Over the past two years the researchers have documented 285 “probable wolf kills” by the packs they have studied. Four of the 285 animals killed by wolves were cattle, and involved three different packs.

No cattle were killed in 2014 by the packs being monitored, and none of the four cattle killed last year were in the Methow Valley, Spence said.

Spence said that about 940 cows and calves occupied the same territory as the wolf packs during the 2015 grazing season. That means that the four cattle killed equal .4 percent of the cattle in wolf-occupied areas.

“I don’t know if people realize how often wolves and cows are in the same place at the same time. All the time. Every day,” Spence said.

“Livestock deaths on the range are really small. Of the ones that die, only a tiny fraction are killed by predators, and of those a tiny fraction are killed by wolves,” Spence said.

The cattle kills account for 2.3 percent of the all the prey killed by wolves in 2015, Spence said.

Preliminary results show that over the past two summers deer accounted for almost half the prey killed by wolves. Researchers documented 137 deer that were among the probable wolf kills.

“Deer are by far the most common prey,” Spence said. The second-most common prey is moose, which account for about 22 to 28 percent of the animals killed by wolves.

By tracking wolf kills, researchers determined that the average kill rate for wolves in the Cascades area is about .3 kills per pack per day during the summer grazing season, Spence said.

That equals one kill every 3.3 days, or about 110 kills per year if the kill rate stays the same year round.

Even if kill rate is higher, for instance .5 kills per pack per day — to account for possible error or winter kill rates — it would add up to 183 kills per year, Spence said.

“To put this into perspective, roughly 350 deer are killed on the highway in the Methow Valley every year,” he said.

The study is expected to continue another two to three years and will likely include more packs, including the Methow Valley’s Loup Loup pack, if a collar can be placed on one of the wolves in that pack.

Researchers lost contact with a radio-collared female in the Lookout Pack last fall, and are not sure whether the collar failed or the wolf died or was killed.
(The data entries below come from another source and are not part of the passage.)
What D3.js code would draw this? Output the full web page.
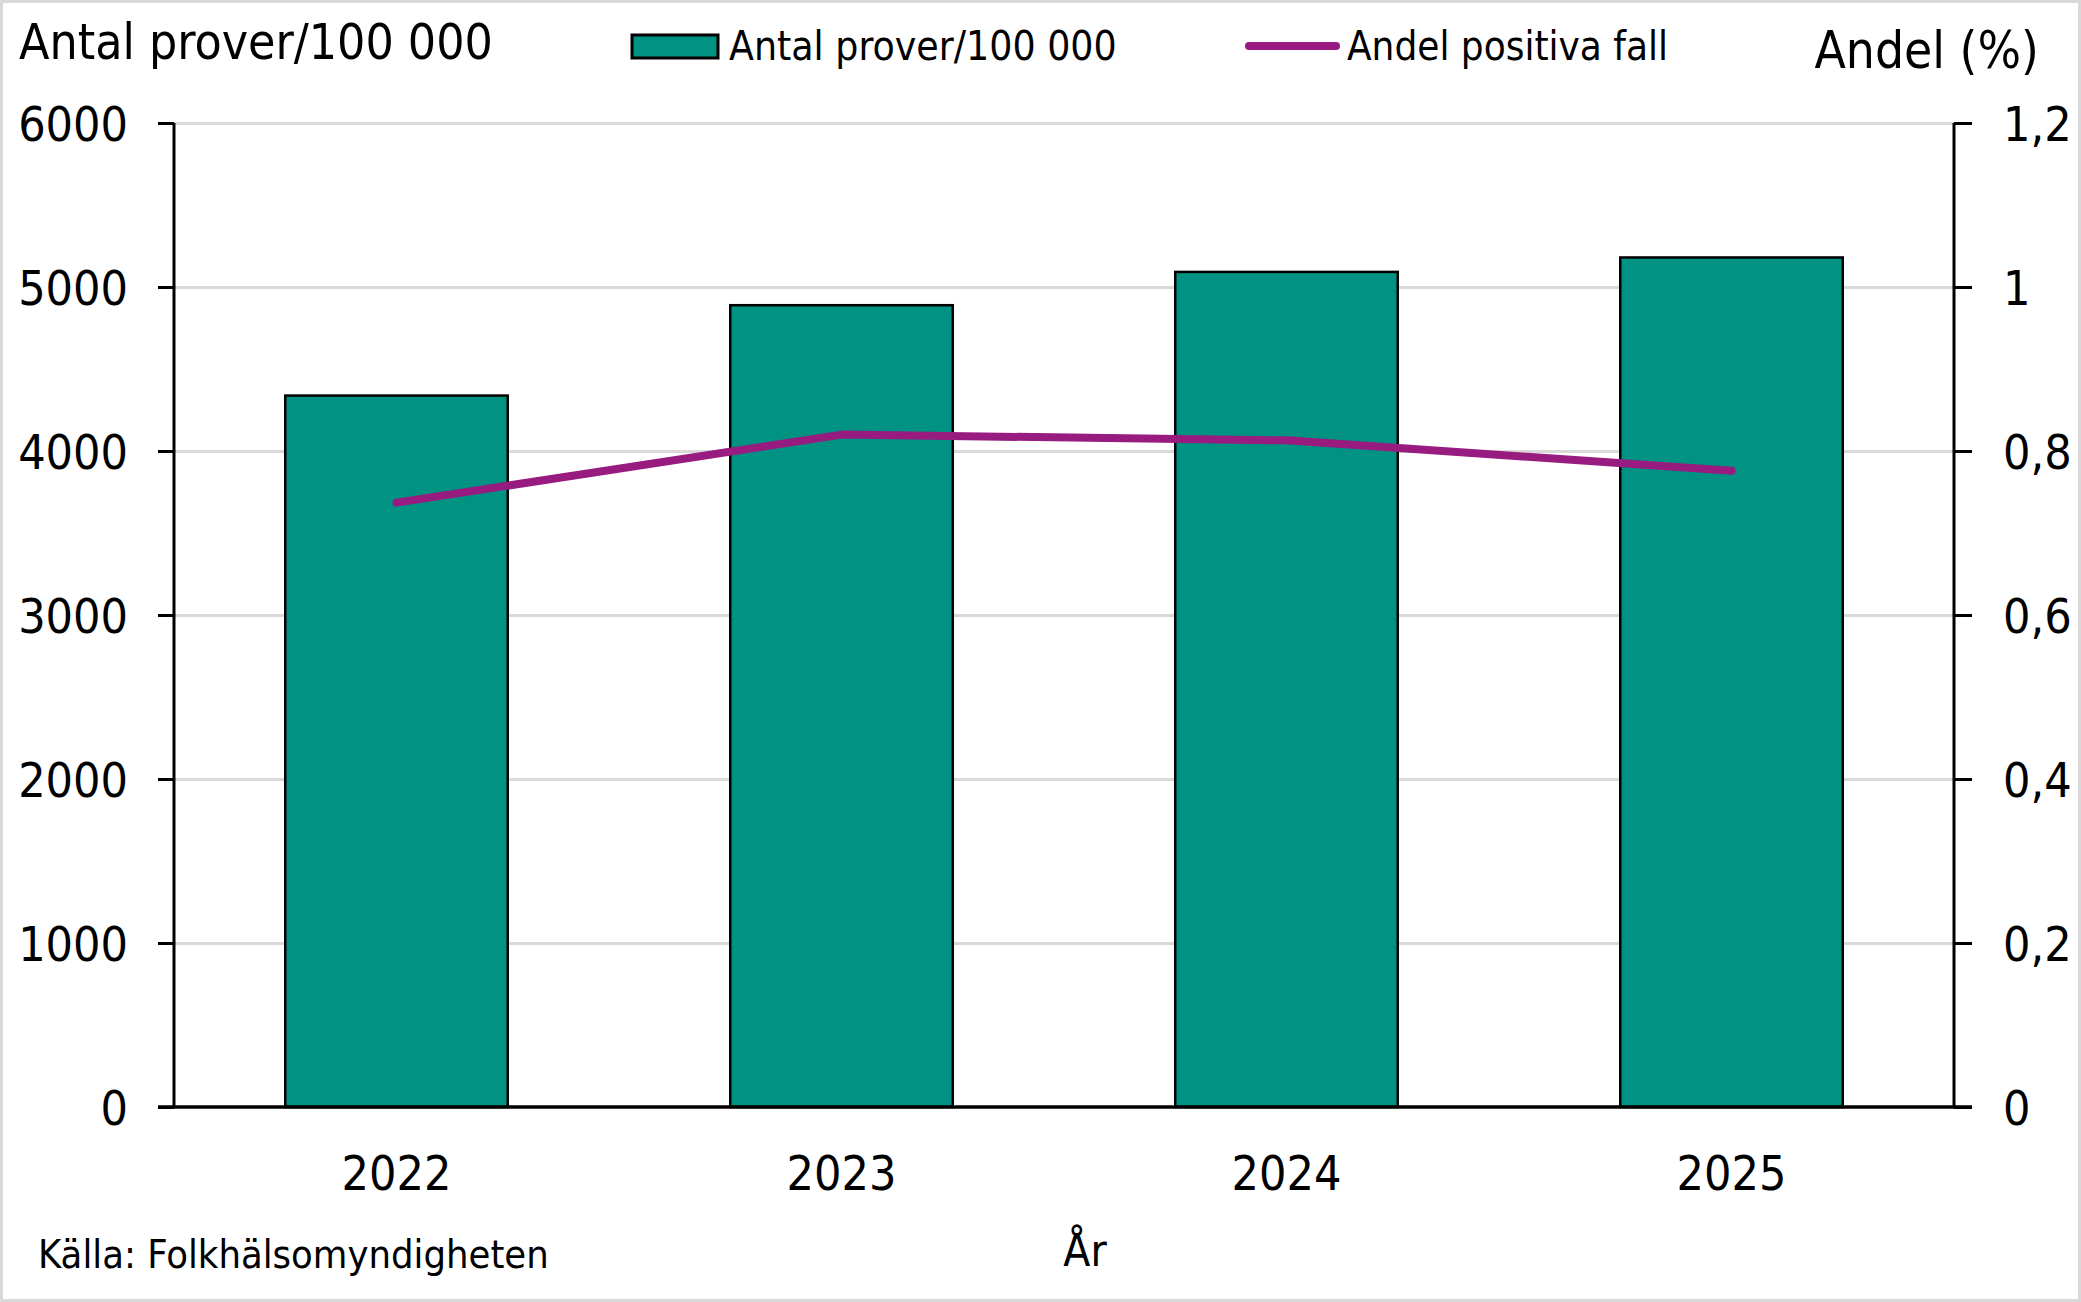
<!DOCTYPE html>
<html lang="sv">
<head>
<meta charset="UTF-8" />
<title>Antal prover och andel positiva fall</title>
<script src="https://d3js.org/d3.v7.min.js"></script>
<style>
  body { margin: 0; background: #fff; }
  svg { display: block; }
  text { font-family: "DejaVu Sans Condensed", "DejaVu Sans", sans-serif; fill: #000; }
</style>
</head>
<body>
<div id="chart"></div>
<script>
  // data
  const years = ["2022", "2023", "2024", "2025"];
  const samplesPer100k = [4338, 4889, 5092, 5180];
  const positiveShare = [0.737, 0.82, 0.813, 0.776];

  const leftTicks = [0, 1000, 2000, 3000, 4000, 5000, 6000];
  const rightTicks = [0, 0.2, 0.4, 0.6, 0.8, 1, 1.2];
  const rightTickLabels = ["0", "0,2", "0,4", "0,6", "0,8", "1", "1,2"];

  const width = 2081, height = 1302;
  const margin = { top: 123, right: 127, bottom: 195, left: 174 };
  const barColor = "#009384";
  const lineColor = "#981B80";
  const gridColor = "#d9d9d9";
  const font = '"DejaVu Sans Condensed", "DejaVu Sans", sans-serif';

  const svg = d3.select("#chart").append("svg")
    .attr("width", width)
    .attr("height", height);

  // outer frame
  svg.append("rect")
    .attr("x", 1.5).attr("y", 1.5)
    .attr("width", width - 3).attr("height", height - 3)
    .attr("fill", "#fff")
    .attr("stroke", gridColor)
    .attr("stroke-width", 3);

  const x = d3.scaleBand()
    .domain(years)
    .range([margin.left, width - margin.right])
    .paddingInner(0.5)
    .paddingOuter(0.25);

  const yLeft = d3.scaleLinear()
    .domain([0, 6000])
    .range([height - margin.bottom, margin.top]);

  const yRight = d3.scaleLinear()
    .domain([0, 1.2])
    .range([height - margin.bottom, margin.top]);

  const plotW = width - margin.left - margin.right;

  // gridlines
  svg.append("g")
    .attr("transform", `translate(${margin.left},0)`)
    .call(d3.axisLeft(yLeft).tickValues(leftTicks.slice(1)).tickSize(-plotW).tickFormat(""))
    .call(g => g.select(".domain").remove())
    .call(g => g.selectAll("line").attr("stroke", gridColor).attr("stroke-width", 3));

  // bars
  svg.append("g")
    .selectAll("rect")
    .data(years)
    .join("rect")
    .attr("x", d => x(d))
    .attr("y", (d, i) => yLeft(samplesPer100k[i]))
    .attr("width", x.bandwidth())
    .attr("height", (d, i) => yLeft(0) - yLeft(samplesPer100k[i]))
    .attr("fill", barColor)
    .attr("stroke", "#000")
    .attr("stroke-width", 2.5);

  // left axis
  svg.append("g")
    .attr("transform", `translate(${margin.left},0)`)
    .call(d3.axisLeft(yLeft).tickValues(leftTicks).tickSize(16).tickPadding(30).tickFormat(d3.format("d")))
    .call(g => g.select(".domain").attr("stroke-width", 3).attr("d", `M0,${yLeft(6000)}V${yLeft(0)}`))
    .call(g => g.selectAll(".tick line").attr("stroke-width", 3))
    .call(g => g.selectAll("text")
      .attr("font-size", 48)
      .attr("dy", "0.36em")
      .style("font-family", font));

  // right axis
  svg.append("g")
    .attr("transform", `translate(${width - margin.right},0)`)
    .call(d3.axisRight(yRight).tickValues(rightTicks).tickSize(18)
      .tickFormat((d, i) => rightTickLabels[i]))
    .call(g => g.select(".domain").attr("stroke-width", 3).attr("d", `M0,${yRight(1.2)}V${yRight(0)}`))
    .call(g => g.selectAll(".tick line").attr("stroke-width", 3))
    .call(g => g.selectAll("text")
      .attr("x", 49)
      .attr("text-anchor", "start")
      .attr("font-size", 48)
      .attr("dy", "0.36em")
      .style("font-family", font));

  // bottom axis
  svg.append("g")
    .attr("transform", `translate(0,${yLeft(0)})`)
    .call(d3.axisBottom(x).tickSize(0).tickPadding(83))
    .call(g => g.select(".domain").attr("stroke-width", 3.5)
      .attr("d", `M${margin.left - 16},0H${width - margin.right + 18}`))
    .call(g => g.selectAll("text")
      .attr("font-size", 48)
      .attr("dy", 0)
      .style("font-family", font));

  // line
  const line = d3.line()
    .x(d => x(d[0]) + x.bandwidth() / 2)
    .y(d => yRight(d[1]));

  svg.append("path")
    .datum(years.map((y, i) => [y, positiveShare[i]]))
    .attr("d", line)
    .attr("fill", "none")
    .attr("stroke", lineColor)
    .attr("stroke-width", 8)
    .attr("stroke-linecap", "round")
    .attr("stroke-linejoin", "round");

  // titles
  svg.append("text")
    .attr("x", 19).attr("y", 59)
    .attr("font-size", 49.5)
    .text("Antal prover/100 000");

  svg.append("text")
    .attr("x", 2039).attr("y", 68)
    .attr("text-anchor", "end")
    .attr("font-size", 51)
    .text("Andel (%)");

  svg.append("text")
    .attr("x", 1085)
    .attr("y", 1266)
    .attr("text-anchor", "middle")
    .attr("font-size", 44)
    .text("År");

  svg.append("text")
    .attr("x", 38).attr("y", 1268)
    .attr("font-size", 39.5)
    .text("Källa: Folkhälsomyndigheten");

  // legend
  const legend = svg.append("g");
  legend.append("rect")
    .attr("x", 632).attr("y", 35)
    .attr("width", 86).attr("height", 23)
    .attr("fill", barColor)
    .attr("stroke", "#000")
    .attr("stroke-width", 3);
  legend.append("text")
    .attr("x", 729).attr("y", 60)
    .attr("font-size", 40.5)
    .text("Antal prover/100 000");

  legend.append("line")
    .attr("x1", 1249).attr("x2", 1336)
    .attr("y1", 46).attr("y2", 46)
    .attr("stroke", lineColor)
    .attr("stroke-width", 8)
    .attr("stroke-linecap", "round");
  legend.append("text")
    .attr("x", 1347).attr("y", 60)
    .attr("font-size", 40)
    .text("Andel positiva fall");
</script>
</body>
</html>
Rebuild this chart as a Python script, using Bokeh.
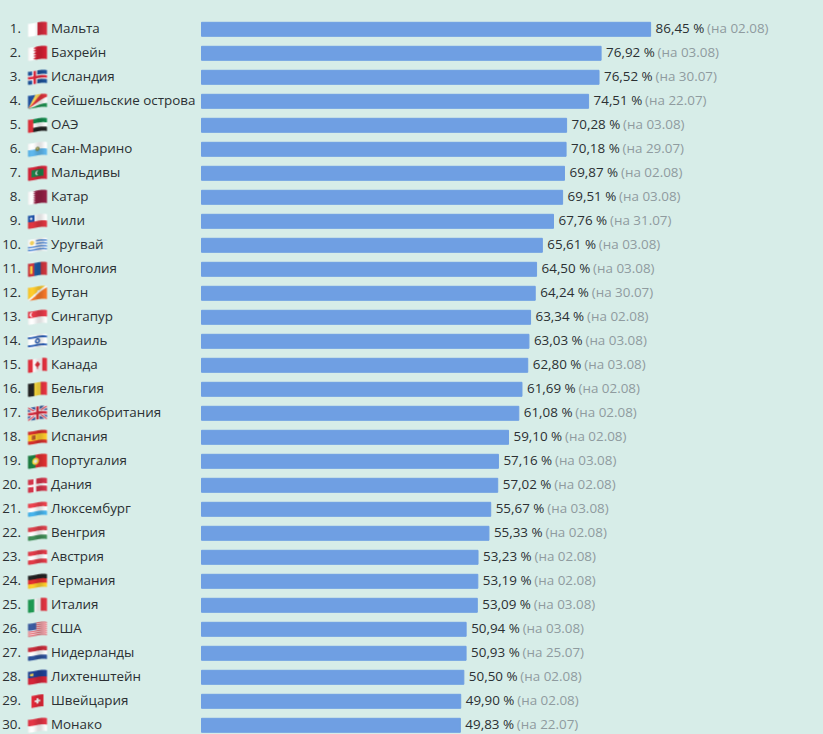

Spence said wildlife officials would try to capture and collar another Lookout pack wolf in spring or summer.

“Both packs overlap quite a bit with livestock,” Spence said.

One of the biggest challenges in conducting research into wolves and livestock “is how excited people get about this topic, on both sides. It makes it about the politics, not the biology,” Spence said.

“Having large predators on the landscape is really a social issue. The biology is pretty clear. It comes down to what we want for ourselves and our children,” Spence said.